- Origin: Vienna
- Founded: 1972
- Genre: Professional mixed choir
- Chief conductor: Erwin Ortner
- Awards: Mozartinterpretationspreis; Diapason d'Or; Grammy Award for Best Choral Performance;
- Website: www.asc.at

= Arnold Schoenberg Choir =

Austrian choir

The Arnold Schoenberg Choir (Arnold Schoenberg Chor) is a Viennese/Austrian choir which was founded 1972 by Erwin Ortner, who is still its artistic director. The choir has a high reputation both among conductors and among critics and the musical scene in general. All members of the choir have broad experience and expertise in vocal music; most of them have graduated from or are currently studying at the Vienna University of Music and Performing Arts. The choir is named after Viennese composer Arnold Schoenberg.

== Repertoire ==
The choir's repertoire covers a wide range from Renaissance to contemporary music, from a cappella works to large orchestral pieces and operas. The choir has worked with famous conductors such as Claudio Abbado, Riccardo Muti and Lorin Maazel – to name only a few. Moreover, it has performed in opera productions such as Schubert's Fierrabras at the Vienna State Opera, Messiaen's Saint François d'Assise and Berio's Cronaca del luogo at the Salzburg Festival and videos of three operas of Mozart with the producer Peter Sellars.

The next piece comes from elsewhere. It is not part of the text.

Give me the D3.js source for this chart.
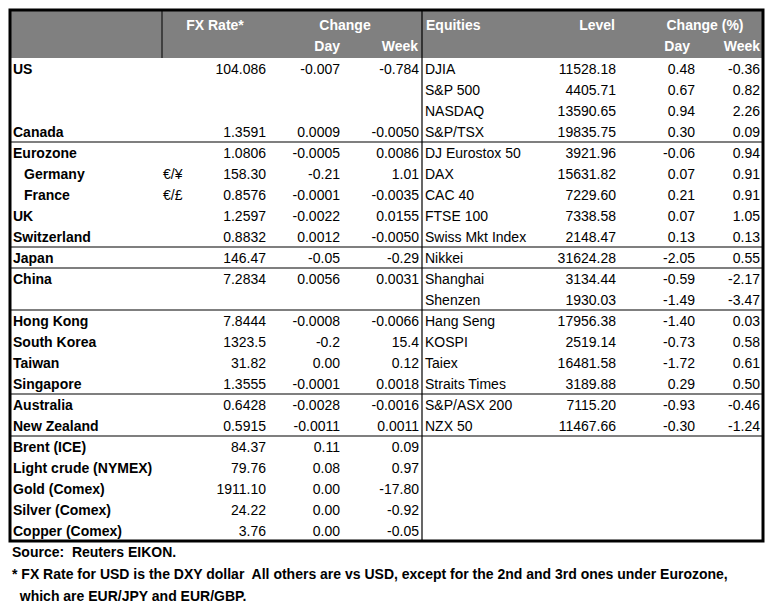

The Arnold Schoenberg Chor has had a close working relationship with Nikolaus Harnoncourt for more than 20 years. During this period they have performed and recorded such pieces as Bach's Mass in B minor, Monteverdi's Vespers, Haydn's The Creation and Seasons, Beethoven's Missa Solemnis and Ninth Symphony and Brahms's Ein deutsches Requiem. They also cooperated in operas like Purcell's Dido and Aeneas, Handel's Samson, and Beethoven's Fidelio. They performed Fidelio in Madrid with Claudio Abbado in 2008. On the occasion of Harnoncourt's 80th birthday the choir appeared in his recording of Gershwin's Porgy and Bess.

== Activities ==
The choir frequently embarks on concert tours around the world. It has appeared at festivals like the Salzburg Festival, Carinthian Summer, styriarte, the Wiener Festwochen and Wien Modern for many years.

The choir performed in 2007 in Janáček's From the House of the Dead with the Mahler Chamber Orchestra, conducted by Pierre Boulez, which was also recorded on DVD, in a co-production of the Vienna Festival, the Aix-en-Provence Festival, the Holland Festival, the Metropolitan Opera and La Scala.

In 1996, the choir, conducted by its Chorus Master Erwin Ortner, recorded Schubert's complete secular choral works for Teldec on 7 CDs. This recording won the "Preis der deutschen Schallplattenkritik" in Germany, the "Diapason d'Or" in France, the "Prix Caecilia" in Belgium and the "Grand Prize of the Academy Awards" 1997 in Japan.

== Awards ==
In 1989 the Arnold Schoenberg Choir was awarded the Mozartinterpretationspreis of the Mozart Society of Vienna. In 1994, the Schoenberg Chor received the Classical Music Award as best choir of the year. In 2002 the Schoenberg choir, jointly with instrumentalists and soloists, received a Grammy Award in the category Best Choral Performance for its recording of Bach's St Matthew Passion, conducted by Nikolaus Harnoncourt.